La dérogation permettant de traiter les semences de betterave avec des produits à base de néonicotinoïdes a été accordée le 1er février dernier par le ministère de l’Agriculture et de l’Alimentation. Le Plan de Prévention qui accompagne cette dérogation prévoit que l’utilisation de semences traitées avec des néonicotinoïdes implique de maîtriser les adventices et d’empêcher leur floraison.
Les Autorisations de Mise sur le Marché (AMM) des produits à base de S-métolachlore ont évolué pour 2022 :
- Pour protéger les eaux de surface, ne pas appliquer ce produit sur parcelle drainée en période d’écoulement des drains (s’applique à toutes les cultures, y compris la betterave).
- Pour protéger les organismes aquatiques, respecter une zone non traitée de 20 mètres par rapport aux points d’eau comportant un dispositif végétalisé permanent non traité d’une largeur de 5 mètres, pour les grandes cultures (maïs, sorgho, tournesol, soja et betterave).
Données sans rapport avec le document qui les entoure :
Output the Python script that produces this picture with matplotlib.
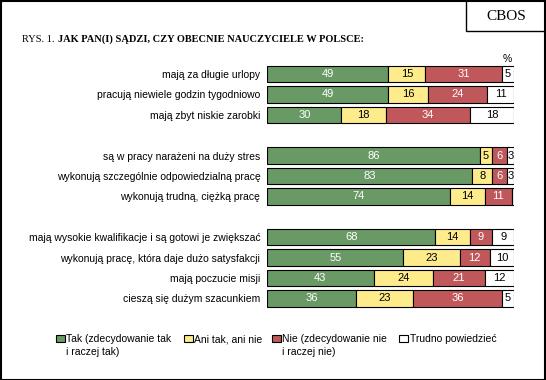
import numpy as np
import matplotlib.pyplot as plt
import matplotlib.patches as patches

plt.rcParams['font.family'] = ['Liberation Sans', 'DejaVu Sans']

# data
labels = ['mają za długie urlopy',
          'pracują niewiele godzin tygodniowo',
          'mają zbyt niskie zarobki',
          'są w pracy narażeni na duży stres',
          'wykonują szczególnie odpowiedzialną pracę',
          'wykonują trudną, ciężką pracę',
          'mają wysokie kwalifikacje i są gotowi je zwiększać',
          'wykonują pracę, która daje dużo satysfakcji',
          'mają poczucie misji',
          'cieszą się dużym szacunkiem']
tak = [49, 49, 30, 86, 83, 74, 68, 55, 43, 36]
ani = [15, 16, 18, 5, 8, 14, 14, 23, 24, 23]
nie = [31, 24, 34, 6, 6, 11, 9, 12, 21, 36]
trudno = [5, 11, 18, 3, 3, 1, 9, 10, 12, 5]
rows = [0, 1, 2, 4, 5, 6, 8, 9, 10, 11]

series_names = ['Tak (zdecydowanie tak\ni raczej tak)', 'Ani tak, ani nie',
                'Nie (zdecydowanie nie\ni raczej nie)', 'Trudno powiedzieć']
colors = ['#699a66', '#fdeb8c', '#c0585b', '#ffffff']
text_colors = ['white', 'black', 'white', 'black']

W, H = 546, 380
fig = plt.figure(figsize=(W / 100, H / 100), dpi=100)

# outer frame
fig.patches.append(patches.Rectangle((0.5 / W, 0.5 / H), 1 - 1.5 / W, 1 - 1.5 / H,
                                     transform=fig.transFigure, fill=False,
                                     edgecolor='black', linewidth=1.5))
# CBOS box
fig.patches.append(patches.Rectangle((466 / W, 1 - 31 / H), 80 / W, 31 / H,
                                     transform=fig.transFigure, fill=False,
                                     edgecolor='black', linewidth=1))
fig.text(506 / W, 1 - 16 / H, 'CBOS', family='Liberation Serif', fontsize=11,
         ha='center', va='center')

fig.text(22 / W, 1 - 39 / H, 'RYS. 1. ', family='Liberation Serif', fontsize=7.5,
         ha='left', va='center')
fig.text(57.5 / W, 1 - 39 / H, 'JAK PAN(I) SĄDZI, CZY OBECNIE NAUCZYCIELE W POLSCE:',
         family='Liberation Serif', fontsize=7.5, fontweight='bold', ha='left', va='center')

ax = fig.add_axes([267.3 / W, 1 - 308.5 / H, 247 / W, (308.5 - 63.8) / H])
series = [tak, ani, nie, trudno]
left = np.zeros(len(tak))
for vals, col, tcol in zip(series, colors, text_colors):
    vals = np.array(vals)
    ax.barh(rows, vals, left=left, height=0.81, color=col, edgecolor='black', linewidth=0.8)
    for r, l, v in zip(rows, left, vals):
        if v >= 3:
            ax.text(l + v / 2, r, str(v), ha='center', va='center', color=tcol, fontsize=8)
    left = left + vals

ax.set_xlim(0, 100)
ax.set_ylim(11.5, -0.5)
ax.set_yticks(rows)
ax.set_yticklabels(labels, fontsize=7.5)
ax.tick_params(axis='y', length=0, pad=5)
ax.set_xticks([])
for s in ax.spines.values():
    s.set_visible(False)

fig.text(507 / W, 1 - 59 / H, '%', fontsize=7.5, ha='center', va='center')

# legend
leg_x = [56, 184, 272, 399]
for x, name, col in zip(leg_x, series_names, colors):
    fig.patches.append(patches.Rectangle((x / W, 1 - 342 / H), 9 / W, 7 / H,
                                         transform=fig.transFigure, facecolor=col,
                                         edgecolor='black', linewidth=0.8))
    fig.text((x + 10.5) / W, 1 - 334.5 / H, name, fontsize=7.5, ha='left', va='top',
             linespacing=1.35)

fig.savefig('out.png', dpi=100)
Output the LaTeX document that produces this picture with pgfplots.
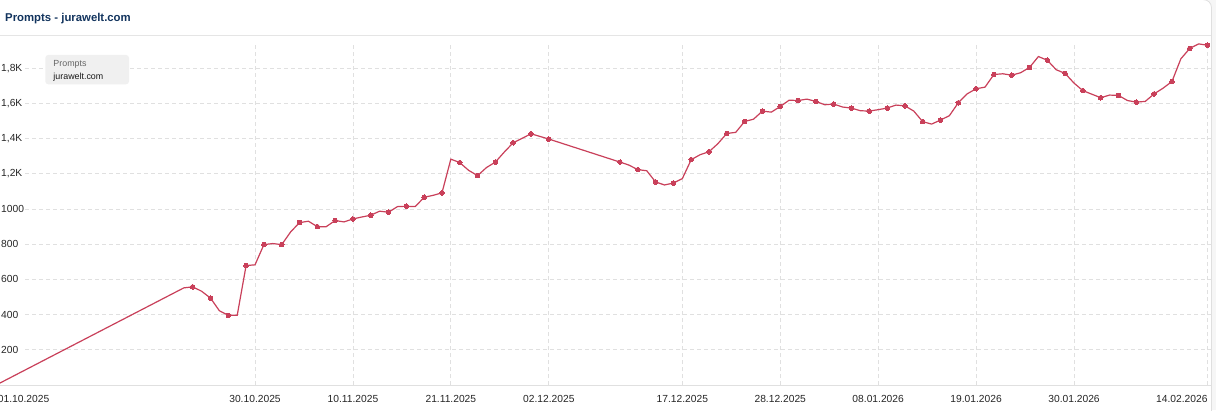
\documentclass[border=0pt]{standalone}
\usepackage{pgfplots}
\pgfplotsset{compat=1.18}
\usepackage{fontspec}
\setmainfont{Liberation Sans}
\definecolor{linered}{RGB}{201,64,90}
\definecolor{gridgray}{RGB}{224,224,224}
\definecolor{navy}{RGB}{18,52,94}
\begin{document}
\begin{tikzpicture}[x=1bp,y=1bp]
\path[use as bounding box] (0,0) rectangle (1216,410);
\fill[gray!7] (0,0) rectangle (1216,410);
\filldraw[fill=white, draw=gray!25, line width=0.8bp, rounded corners=8bp] (-10,-10) rectangle (1211.5,410.4);
\draw[gray!20, line width=0.8bp] (0,375) -- (1211.1,375);
\begin{axis}[
 at={(25bp,25bp)}, anchor=south west, scale only axis,
 width=1187bp, height=342bp,
 xmin=3.163, xmax=136.5, ymin=0, ymax=1944,
 clip=false,
 axis line style={draw=none},
 major tick length=0pt,
 xtick={29,40,51,62,77,88,99,110,121,136},
 xticklabels={30.10.2025,10.11.2025,21.11.2025,02.12.2025,17.12.2025,28.12.2025,08.01.2026,19.01.2026,30.01.2026,\makebox[0pt][r]{14.02.2026}},
 ytick={200,400,600,800,1000,1200,1400,1600,1800},
 yticklabels={200,400,600,800,1000,{1,2K},{1,4K},{1,6K},{1,8K}},
 xmajorgrids, ymajorgrids,
 major grid style={gridgray, line width=0.8bp, dash pattern=on 4bp off 3bp},
 tick label style={font=\fontsize{10.3}{12}\selectfont, text=black!85},
 xticklabel style={anchor=base, inner sep=0pt, yshift=-17.7bp},
 yticklabel style={anchor=west, inner sep=0pt, xshift=-24bp},
]
\addplot[linered, line width=1.2bp, mark=*, mark size=2.3bp,
  mark options={fill=linered, draw=linered, line width=0pt},
  mark indices={3,5,7,9,11,13,15,17,19,21,23,25,27,29,31,33,35,37,39,41,43,44,46,48,50,52,54,56,58,60,62,64,66,68,70,72,74,76,78,80,82,84,86,88,90,92,94,96,98,100,102,104,106,108,110}]
table[x=day,y=v] {
day v
0 2
21 552
22 558
23 533
24 494
25 422
26 396
27 396
28 679
29 683
30 798
31 804
32 798
33 870
34 923
35 931
36 900
37 900
38 935
39 927
40 944
41 955
42 965
43 988
44 982
45 1014
46 1016
47 1014
48 1067
49 1078
50 1092
51 1284
52 1264
53 1220
54 1190
55 1236
56 1267
57 1324
58 1377
59 1402
60 1428
61 1413
62 1398
70 1267
71 1250
72 1224
73 1218
74 1154
75 1137
76 1148
77 1173
78 1281
79 1309
80 1326
81 1372
82 1430
83 1436
84 1498
85 1511
86 1557
87 1551
88 1583
89 1619
90 1617
91 1625
92 1612
93 1593
94 1597
95 1580
96 1574
97 1559
98 1557
99 1565
100 1574
101 1591
102 1587
103 1557
104 1497
105 1483
106 1506
107 1531
108 1604
109 1655
110 1684
111 1693
112 1765
113 1769
114 1761
115 1775
116 1805
117 1867
118 1846
119 1792
120 1771
121 1716
122 1673
123 1653
124 1633
125 1648
126 1646
127 1617
128 1608
129 1612
130 1655
131 1687
132 1725
133 1854
134 1913
135 1939
136 1931
};
\end{axis}
\draw[gridgray, line width=0.9bp] (0,25) -- (1211.1,25);
\node[anchor=base west, inner sep=0pt, font=\fontsize{10.3}{12}\selectfont, text=black!85] at (-2.3,7.3) {01.10.2025};
\node[anchor=base west, inner sep=0pt, font=\fontsize{11.4}{13}\selectfont\bfseries, text=navy] at (5,388.3) {Prompts - jurawelt.com};
\fill[gray!12, rounded corners=3bp] (45.3,325.7) rectangle (129,355);
\node[anchor=base west, inner sep=0pt, font=\fontsize{8.9}{10}\selectfont, text=black!60] at (53.3,343.3) {Prompts};
\node[anchor=base west, inner sep=0pt, font=\fontsize{8.9}{10}\selectfont, text=black!90] at (53.3,331) {jurawelt.com};
\end{tikzpicture}
\end{document}
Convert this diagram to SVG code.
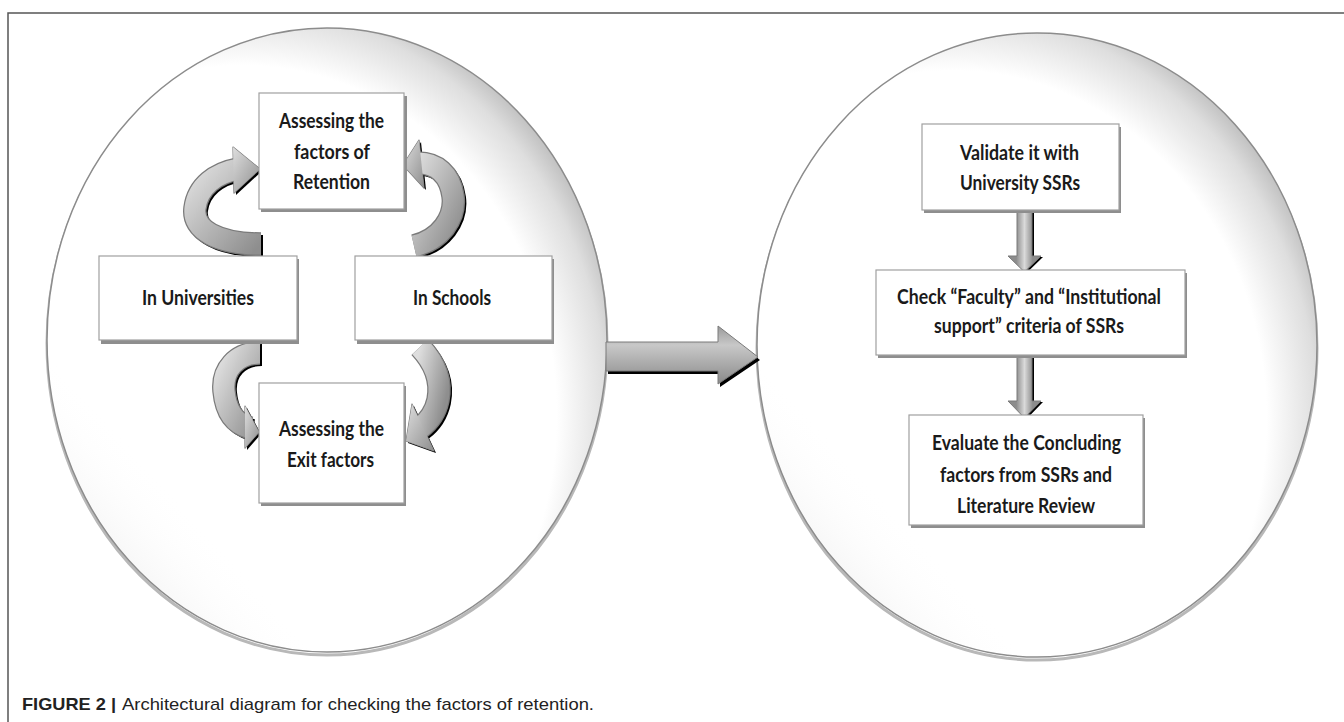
<svg xmlns="http://www.w3.org/2000/svg" width="1344" height="722" viewBox="0 0 1344 722">
<style>
.t{font-family:Lato,"Liberation Sans",sans-serif;font-size:21px;font-weight:bold;fill:#1a1a1a;}
.box{fill:#fff;stroke:#a0a0a0;stroke-width:1.2;}
.bsh{fill:#8e8e8e;}
.ell{stroke:#8c8c8c;stroke-width:1.5;}
.esh{fill:none;stroke:#b8b8b8;stroke-width:3;}
.shaftS{fill:none;stroke:#000;stroke-width:22;}
.shaftO{fill:none;stroke:#7a7a7a;stroke-width:23.5;}
.shaftF{fill:none;stroke:url(#ag);stroke-width:21;}
.headS{fill:#000;}
.headO{fill:#7a7a7a;stroke:#7a7a7a;stroke-width:1.2;stroke-linejoin:round;}
.headF{fill:url(#ag);}
.cap{font-family:"Liberation Sans",Arial,sans-serif;font-size:17px;fill:#222;}
</style>
<defs>
<radialGradient id="eg" cx="0.35" cy="0.62" r="0.7">
<stop offset="0.8" stop-color="#ffffff"/>
<stop offset="0.93" stop-color="#dedede"/>
<stop offset="1" stop-color="#bcbcbc"/>
</radialGradient>
<linearGradient id="eg2" x1="0" y1="1" x2="1" y2="0">
<stop offset="0" stop-color="#cfcfcf" stop-opacity="0.45"/>
<stop offset="0.14" stop-color="#e4e4e4" stop-opacity="0.3"/>
<stop offset="0.24" stop-color="#ffffff" stop-opacity="0"/>
<stop offset="1" stop-color="#ffffff" stop-opacity="0"/>
</linearGradient>
<linearGradient id="ag" x1="0" y1="0" x2="1" y2="1">
<stop offset="0" stop-color="#dedede"/>
<stop offset="0.5" stop-color="#b6b6b6"/>
<stop offset="1" stop-color="#8e8e8e"/>
</linearGradient>
<linearGradient id="hg" x1="0" y1="0" x2="0" y2="1">
<stop offset="0" stop-color="#9a9a9a"/>
<stop offset="0.33" stop-color="#c8c8c8"/>
<stop offset="0.7" stop-color="#a6a6a6"/>
<stop offset="1" stop-color="#8a8a8a"/>
</linearGradient>
<linearGradient id="vg" x1="0" y1="0" x2="1" y2="0">
<stop offset="0.25" stop-color="#8c8c8c"/>
<stop offset="0.5" stop-color="#dadada"/>
<stop offset="0.75" stop-color="#8c8c8c"/>
</linearGradient>
</defs>
<rect width="1344" height="722" fill="#fff"/>
<path d="M8 722 V13 H1344" fill="none" stroke="#555" stroke-width="1.5"/>

<g id="left-circle">
<ellipse class="esh" cx="327" cy="343" rx="280" ry="312"/>
<ellipse class="ell" cx="327" cy="340" rx="280" ry="312" fill="url(#eg)"/>
<ellipse cx="327" cy="340" rx="279" ry="311" fill="url(#eg2)"/>
</g>
<g id="right-circle">
<ellipse class="esh" cx="1037" cy="348" rx="280" ry="312"/>
<ellipse class="ell" cx="1037" cy="345" rx="280" ry="312" fill="url(#eg)"/>
<ellipse cx="1037" cy="345" rx="279" ry="311" fill="url(#eg2)"/>
</g>

<g id="connectors">
<g id="big-arrow">
<polygon transform="translate(2,3)" fill="#000" points="606,342 718,342 718,326 758,357 718,384 718,371 606,371"/>
<polygon fill="url(#hg)" stroke="#7a7a7a" stroke-width="1" points="606,342 718,342 718,326 758,357 718,384 718,371 606,371"/>
</g>
<g id="arrow-tl">
<g transform="translate(2,2)"><path class="shaftS" d="M261 244 C218 244,192 230,195 208 C198 186,216 173,238 169"/><polygon class="headS" points="233,147 260,169 234,193"/></g>
<path class="shaftO" d="M261 244 C218 244,192 230,195 208 C198 186,216 173,238 169"/><polygon class="headO" points="233,147 260,169 234,193"/>
<path class="shaftF" d="M261 244 C218 244,192 230,195 208 C198 186,216 173,238 169"/><polygon class="headF" points="233,147 260,169 234,193"/>
</g>
<g id="arrow-tr">
<g transform="translate(2,2)"><path class="shaftS" d="M414 246 C440 240,456 218,453 196 C450 174,436 163,418 163"/><polygon class="headS" points="419,140 403,165 424,188"/></g>
<path class="shaftO" d="M414 246 C440 240,456 218,453 196 C450 174,436 163,418 163"/><polygon class="headO" points="419,140 403,165 424,188"/>
<path class="shaftF" d="M414 246 C440 240,456 218,453 196 C450 174,436 163,418 163"/><polygon class="headF" points="419,140 403,165 424,188"/>
</g>
<g id="arrow-bl">
<g transform="translate(2,2)"><path class="shaftS" d="M260 353 C236 353,222 370,224 391 C226 413,236 424,250 428"/><polygon class="headS" points="245,406 259,432 245,448"/></g>
<path class="shaftO" d="M260 353 C236 353,222 370,224 391 C226 413,236 424,250 428"/><polygon class="headO" points="245,406 259,432 245,448"/>
<path class="shaftF" d="M260 353 C236 353,222 370,224 391 C226 413,236 424,250 428"/><polygon class="headF" points="245,406 259,432 245,448"/>
</g>
<g id="arrow-br">
<g transform="translate(2,2)"><path class="shaftS" d="M420 347 C434 362,442 380,438 400 C435 414,428 422,420 428"/><polygon class="headS" points="412,404 406,441 434,451"/></g>
<path class="shaftO" d="M420 347 C434 362,442 380,438 400 C435 414,428 422,420 428"/><polygon class="headO" points="412,404 406,441 434,451"/>
<path class="shaftF" d="M420 347 C434 362,442 380,438 400 C435 414,428 422,420 428"/><polygon class="headF" points="412,404 406,441 434,451"/>
</g>
<g id="arrow-r1">
<polygon transform="translate(2,1)" fill="#000" points="1017,210 1032,210 1032,256 1041,256 1024.5,272 1008,256 1017,256"/>
<polygon fill="url(#vg)" stroke="#7a7a7a" stroke-width="1" points="1017,210 1032,210 1032,256 1041,256 1024.5,272 1008,256 1017,256"/>
</g>
<g id="arrow-r2">
<polygon transform="translate(2,1)" fill="#000" points="1017,355 1032,355 1032,401 1041,401 1024.5,418 1008,401 1017,401"/>
<polygon fill="url(#vg)" stroke="#7a7a7a" stroke-width="1" points="1017,355 1032,355 1032,401 1041,401 1024.5,418 1008,401 1017,401"/>
</g>
</g>

<g id="node-retention">
<rect class="bsh" x="261" y="96" width="146" height="116"/>
<rect class="box" x="259" y="93" width="145" height="116"/>
<text class="t" x="279" y="128" textLength="105" lengthAdjust="spacingAndGlyphs">Assessing the</text>
<text class="t" x="294" y="159" textLength="76" lengthAdjust="spacingAndGlyphs">factors of</text>
<text class="t" x="293" y="189" textLength="77" lengthAdjust="spacingAndGlyphs">Retention</text>
</g>
<g id="node-universities">
<rect class="bsh" x="101" y="259" width="198" height="85"/>
<rect class="box" x="99" y="256" width="198" height="84"/>
<text class="t" x="142" y="305" textLength="112" lengthAdjust="spacingAndGlyphs">In Universities</text>
</g>
<g id="node-schools">
<rect class="bsh" x="357" y="259" width="197" height="85"/>
<rect class="box" x="355" y="256" width="197" height="84"/>
<text class="t" x="413" y="305" textLength="78" lengthAdjust="spacingAndGlyphs">In Schools</text>
</g>
<g id="node-exit">
<rect class="bsh" x="261" y="386" width="145" height="120"/>
<rect class="box" x="259" y="383" width="145" height="120"/>
<text class="t" x="279" y="436" textLength="105" lengthAdjust="spacingAndGlyphs">Assessing the</text>
<text class="t" x="287" y="467" textLength="87" lengthAdjust="spacingAndGlyphs">Exit factors</text>
</g>
<g id="node-validate">
<rect class="bsh" x="924" y="127" width="197" height="86"/>
<rect class="box" x="922" y="124" width="197" height="86"/>
<text class="t" x="960" y="160" textLength="119" lengthAdjust="spacingAndGlyphs">Validate it with</text>
<text class="t" x="960" y="190" textLength="120" lengthAdjust="spacingAndGlyphs">University SSRs</text>
</g>
<g id="node-check">
<rect class="bsh" x="878" y="273" width="309" height="85"/>
<rect class="box" x="876" y="270" width="309" height="85"/>
<text class="t" x="897" y="304" textLength="264" lengthAdjust="spacingAndGlyphs">Check “Faculty” and “Institutional</text>
<text class="t" x="934" y="333" textLength="190" lengthAdjust="spacingAndGlyphs">support” criteria of SSRs</text>
</g>
<g id="node-evaluate">
<rect class="bsh" x="911" y="418" width="234" height="110"/>
<rect class="box" x="909" y="415" width="234" height="110"/>
<text class="t" x="932" y="450" textLength="189" lengthAdjust="spacingAndGlyphs">Evaluate the Concluding</text>
<text class="t" x="940" y="482" textLength="172" lengthAdjust="spacingAndGlyphs">factors from SSRs and</text>
<text class="t" x="957" y="513" textLength="138" lengthAdjust="spacingAndGlyphs">Literature Review</text>
</g>

<g id="caption">
<text class="cap" x="22" y="710" font-weight="bold" textLength="94" lengthAdjust="spacingAndGlyphs">FIGURE 2 |</text>
<text class="cap" x="122" y="710" textLength="472" lengthAdjust="spacingAndGlyphs">Architectural diagram for checking the factors of retention.</text>
</g>
</svg>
De plus, même si la betterave n’est pas concernée par ce point car la dose maximale qui y est homologuée est inférieure, il est rappelé que, pour protéger les eaux souterraines et les eaux de surface, un produit à base de S-métolachlore ne doit pas être appliqué à une dose supérieure à 1000 g de substance active par hectare et par an.
D’autre part, les recommandations antérieures restent maintenues :
- Utiliser des buses à injection d’air homologuées à réduction de dérive.
- Pour protéger les eaux destinées à la consommation humaine (EDCH) : ne pas appliquer de S-métolachlore sur les Aires d’Alimentation de Captage (AAC) prioritaires et les zones sensibles.